Wilson, who believes it’s a film with both commercial and critical appeal, is curious to see how it will play out in America. “Look at the state of our country right now, and the presidential nominees,” he says. “I think a large part of the country could watch The Founder and go, ‘I thought that was fantastic. What a great guy!’ And some people will go, ‘Are you kidding me? What a horrible man!’”

Born in Norfolk, Virginia, he was raised in Florida, where his father John Wilson was a news anchor for WTVT. Politics is practically in his DNA. So how does he view the current electoral cycle? “I’ve watched nearly ever debate. I watch the undercards.

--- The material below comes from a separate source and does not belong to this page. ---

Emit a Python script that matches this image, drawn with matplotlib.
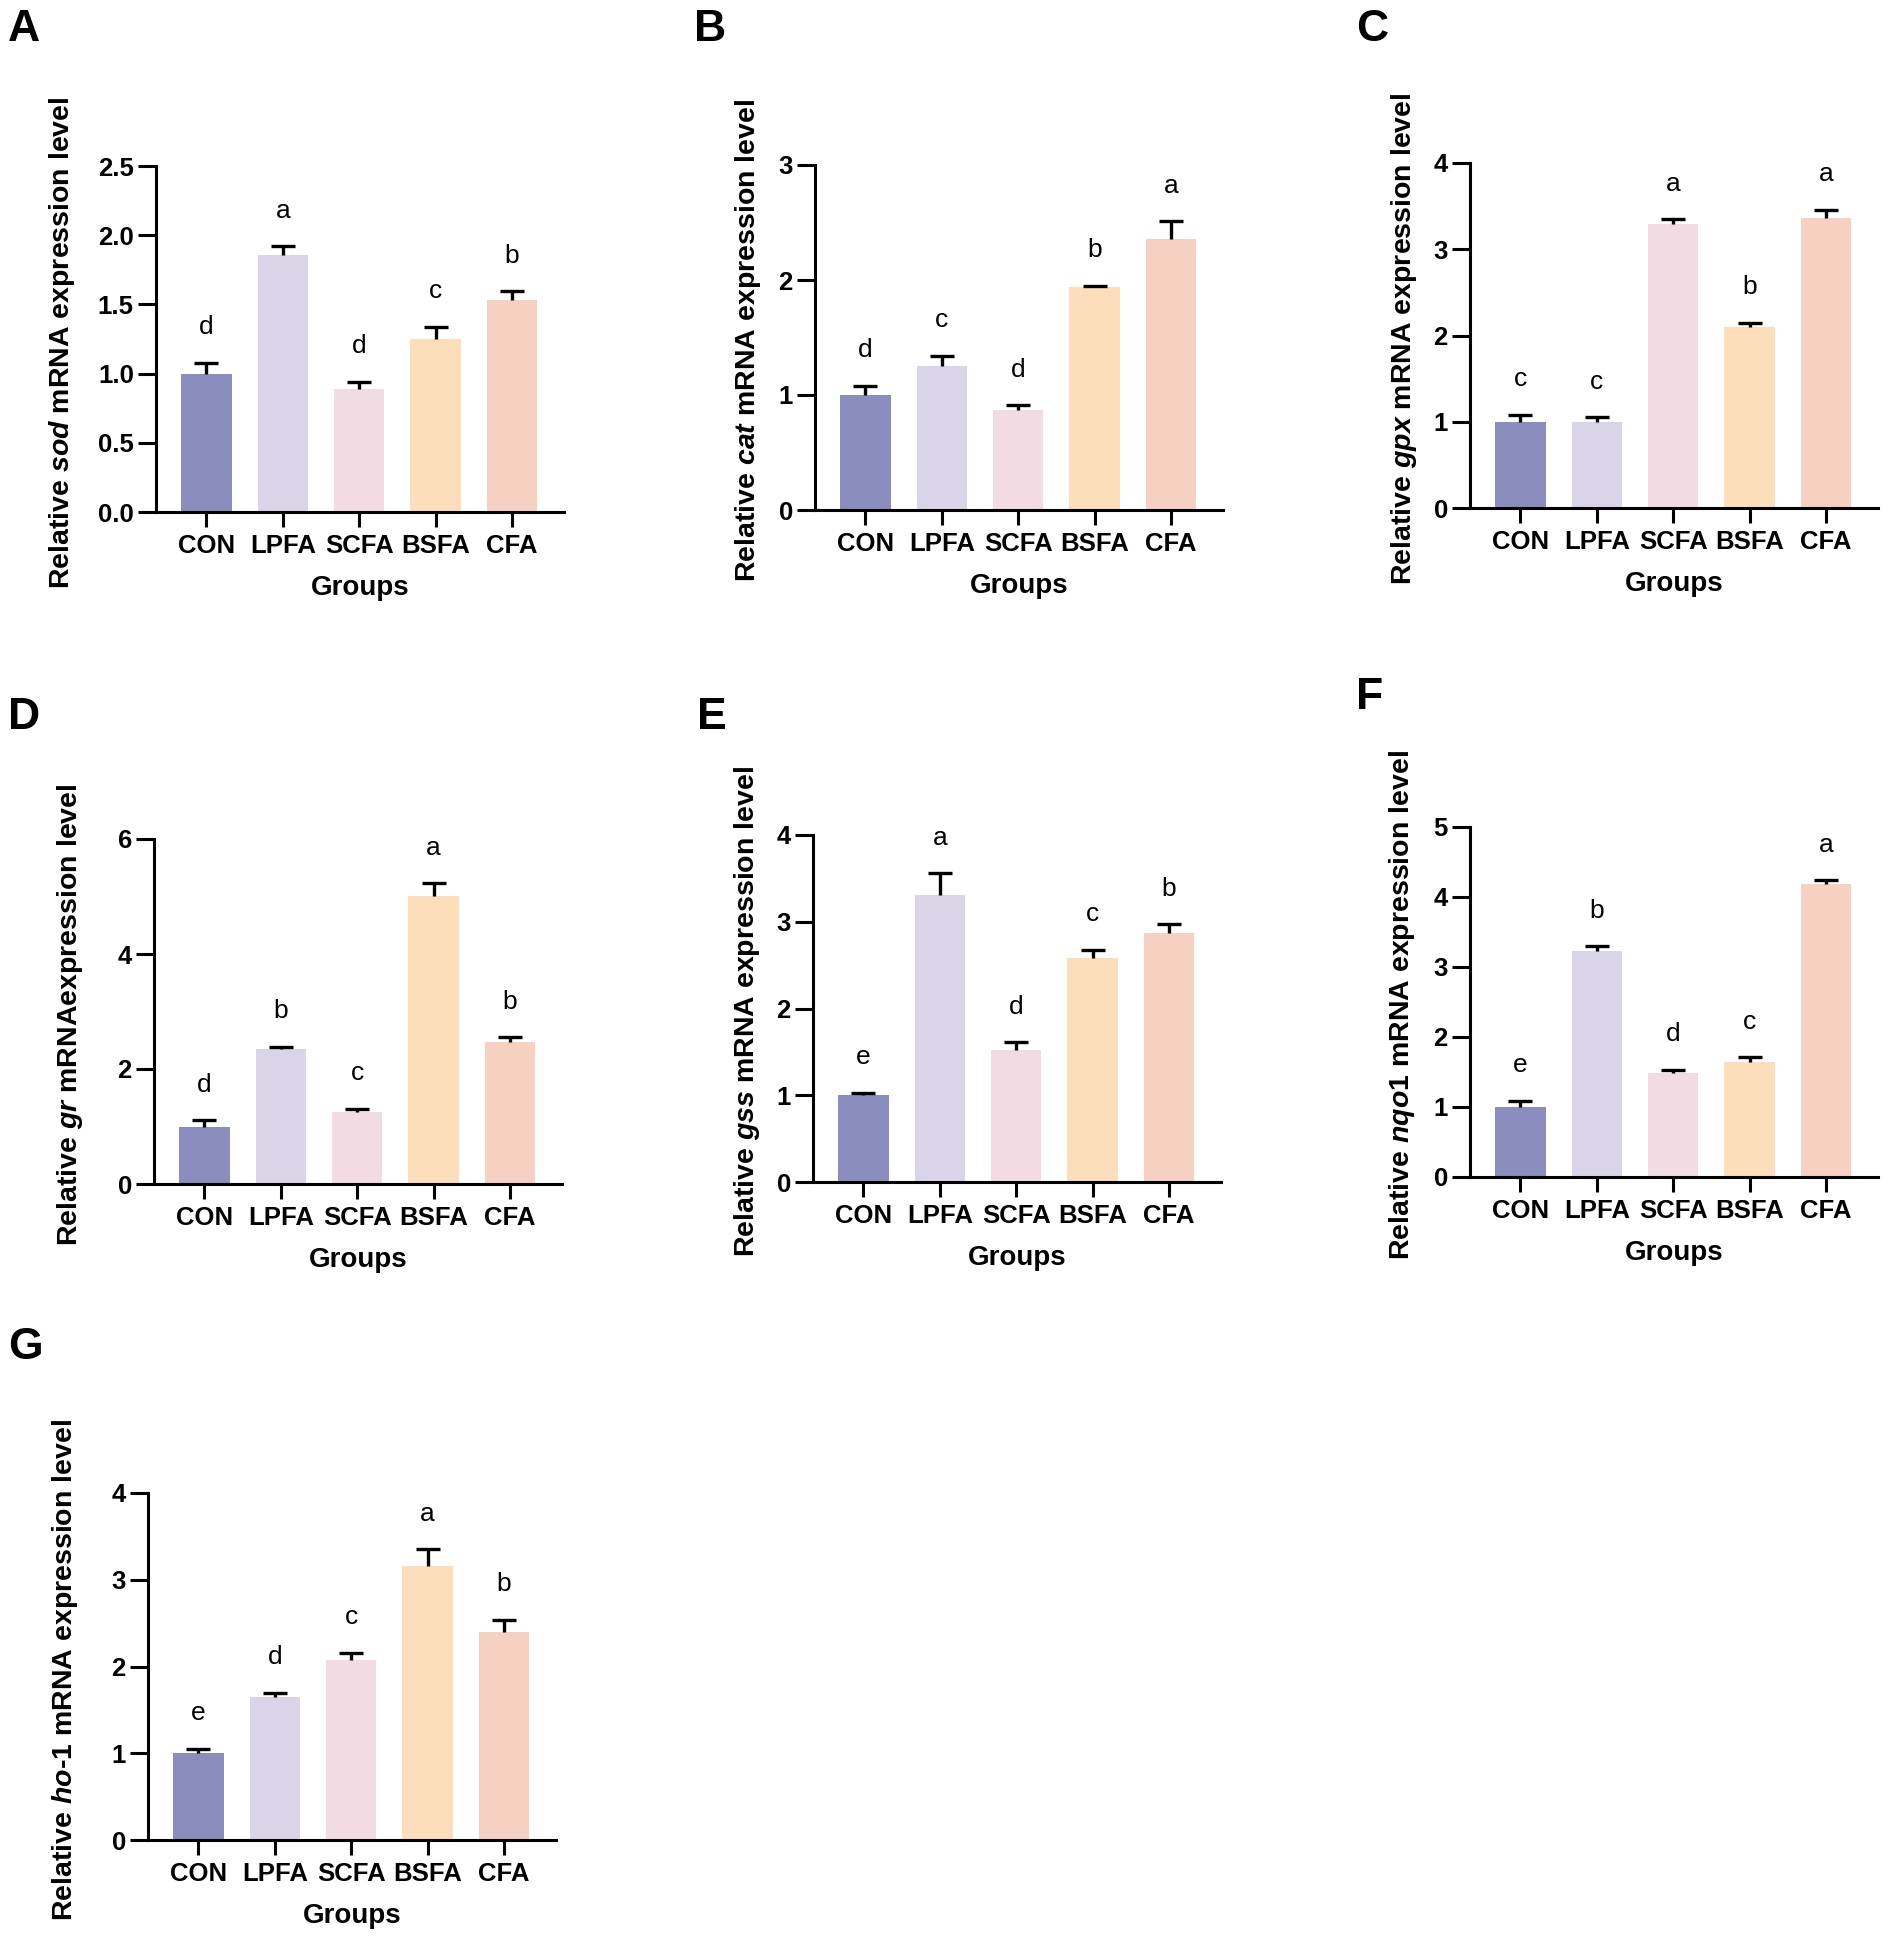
import matplotlib
matplotlib.use("Agg")
import matplotlib.pyplot as plt
import numpy as np

plt.rcParams['font.family'] = ['Liberation Sans', 'DejaVu Sans']
plt.rcParams['mathtext.fontset'] = 'custom'
plt.rcParams['mathtext.rm'] = 'Liberation Sans:bold'
plt.rcParams['mathtext.bf'] = 'Liberation Sans:bold'
plt.rcParams['mathtext.it'] = 'Liberation Sans:bold:italic'

groups = ["CON", "LPFA", "SCFA", "BSFA", "CFA"]
colors = ["#8A8DBE", "#DAD4E8", "#F3DBE3", "#FDDEBA", "#F6D0C0"]

panel_ids = ["A", "B", "C", "D", "E", "F", "G"]
ylabels = [
    r"Relative $\mathit{sod}$ mRNA expression level",
    r"Relative $\mathit{cat}$ mRNA expression level",
    r"Relative $\mathit{gpx}$ mRNA expression level",
    r"Relative $\mathit{gr}$ mRNAexpression level",
    r"Relative $\mathit{gss}$ mRNA expression level",
    r"Relative $\mathit{nqo1}$ mRNA expression level",
    r"Relative $\mathit{ho}$-$\mathit{1}$ mRNA expression level",
]

sod_mean = [1.00, 1.86, 0.89, 1.25, 1.53]
sod_err = [0.08, 0.06, 0.05, 0.09, 0.065]
sod_sig = ["d", "a", "d", "c", "b"]

cat_mean = [1.00, 1.25, 0.87, 1.94, 2.36]
cat_err = [0.08, 0.09, 0.04, 0.01, 0.15]
cat_sig = ["d", "c", "d", "b", "a"]

gpx_mean = [1.00, 1.00, 3.29, 2.10, 3.36]
gpx_err = [0.08, 0.05, 0.06, 0.05, 0.10]
gpx_sig = ["c", "c", "a", "b", "a"]

gr_mean = [1.00, 2.34, 1.26, 5.01, 2.47]
gr_err = [0.11, 0.05, 0.05, 0.22, 0.08]
gr_sig = ["d", "b", "c", "a", "b"]

gss_mean = [1.00, 3.31, 1.52, 2.58, 2.87]
gss_err = [0.03, 0.25, 0.09, 0.10, 0.10]
gss_sig = ["e", "a", "d", "c", "b"]

nqo1_mean = [1.00, 3.23, 1.48, 1.65, 4.19]
nqo1_err = [0.09, 0.07, 0.05, 0.06, 0.05]
nqo1_sig = ["e", "b", "d", "c", "a"]

ho1_mean = [1.00, 1.65, 2.08, 3.16, 2.40]
ho1_err = [0.05, 0.05, 0.08, 0.19, 0.14]
ho1_sig = ["e", "d", "c", "a", "b"]

means = [sod_mean, cat_mean, gpx_mean, gr_mean, gss_mean, nqo1_mean, ho1_mean]
errs = [sod_err, cat_err, gpx_err, gr_err, gss_err, nqo1_err, ho1_err]
sigs = [sod_sig, cat_sig, gpx_sig, gr_sig, gss_sig, nqo1_sig, ho1_sig]
ymaxs = [2.5, 3, 4, 6, 4, 5, 4]
ysteps = [0.5, 1, 1, 2, 1, 1, 1]
yfmts = ["%.1f", "%d", "%d", "%d", "%d", "%d", "%d"]

W, H = 1890, 1941
fig = plt.figure(figsize=(W / 100, H / 100), dpi=100)

# axes boxes in pixels: left, bottom(y from top), width, height
boxes = [
    (156, 512, 408, 346),
    (815, 510, 408, 345),
    (1470, 508, 408, 345),
    (154, 1184, 408, 345),
    (813, 1182, 408, 347),
    (1470, 1177, 408, 350),
    (148, 1840, 408, 347),
]
letter_pos = [(8, 41), (694, 41), (1356, 41), (8, 729), (697, 729), (1356, 709), (8, 1359)]
ylab_off = [-94, -67, -66, -84, -66, -68, -83]

x = np.arange(len(groups))
for i in range(7):
    l, b, w, h = boxes[i]
    ax = fig.add_axes([l / W, 1 - b / H, w / W, h / H])
    ax.bar(x, means[i], width=0.66, color=colors, edgecolor="none", zorder=2)
    eb = ax.errorbar(x, means[i], yerr=[np.zeros(5), errs[i]], fmt="none", ecolor="black",
                     elinewidth=2.4, capsize=8.5, capthick=2.4, zorder=3, clip_on=False)
    # hide the lower caps (sitting at the bar tops)
    for cl in eb[1]:
        if np.allclose(cl.get_ydata(), means[i]):
            cl.set_visible(False)
    ax.set_xlim(-0.66, 4.68)
    ax.set_ylim(0, ymaxs[i])
    yt = np.arange(0, ymaxs[i] + 1e-9, ysteps[i])
    ax.set_yticks(yt)
    ax.set_yticklabels([yfmts[i] % v for v in yt])
    ax.set_xticks(x)
    ax.set_xticklabels(groups)
    for s in ["top", "right"]:
        ax.spines[s].set_visible(False)
    for s in ["left", "bottom"]:
        ax.spines[s].set_linewidth(2.2)
    ax.tick_params(axis="y", direction="out", length=13, width=2.2, pad=3, labelsize=18.5)
    ax.tick_params(axis="x", direction="out", length=11, width=2.2, pad=5, labelsize=18.5)
    for t in ax.get_xticklabels() + ax.get_yticklabels():
        t.set_fontweight("bold")
    for j in range(5):
        ax.annotate(sigs[i][j], (x[j], means[i][j] + errs[i][j]), xytext=(0, 20.5),
                    textcoords="offset points", ha="center", va="baseline",
                    fontsize=19, annotation_clip=False)
    ax.text(0.5, -76 / h, "Groups", transform=ax.transAxes, ha="center", va="center",
            fontsize=20, fontweight="bold")
    ax.text(ylab_off[i] / w, 0.49, ylabels[i], transform=ax.transAxes, rotation=90,
            ha="center", va="center", fontsize=20.5, fontweight="bold")
    lx, ly = letter_pos[i]
    fig.text(lx / W, 1 - ly / H, panel_ids[i], ha="left", va="baseline",
             fontsize=32, fontweight="bold")

fig.savefig("out.png", dpi=100, facecolor="white")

Every debate, I’ve watched at least part of. I think like most Americans, I’m curious how this is going to shake down.” He pauses for a second. “Am I worried? Yeah. Yeah.”

Does he think that Donald Trump will be America’s next president? Could that happen? “I don’t think it will,” he says. “Then again, how many people said, ‘He’s not going to last four months?’ I think, very simply, if the Bernie Sanders supporters don’t support the Democratic side, and he doesn’t get the youth vote, then I think you’re in trouble. Those disenfranchised people that really went with Obama, I think a lot, sadly, will go the other way.” And that’s a lot scarier than ghosts and ghouls.

The Conjuring 2: The Enfield Case is in cinemas now.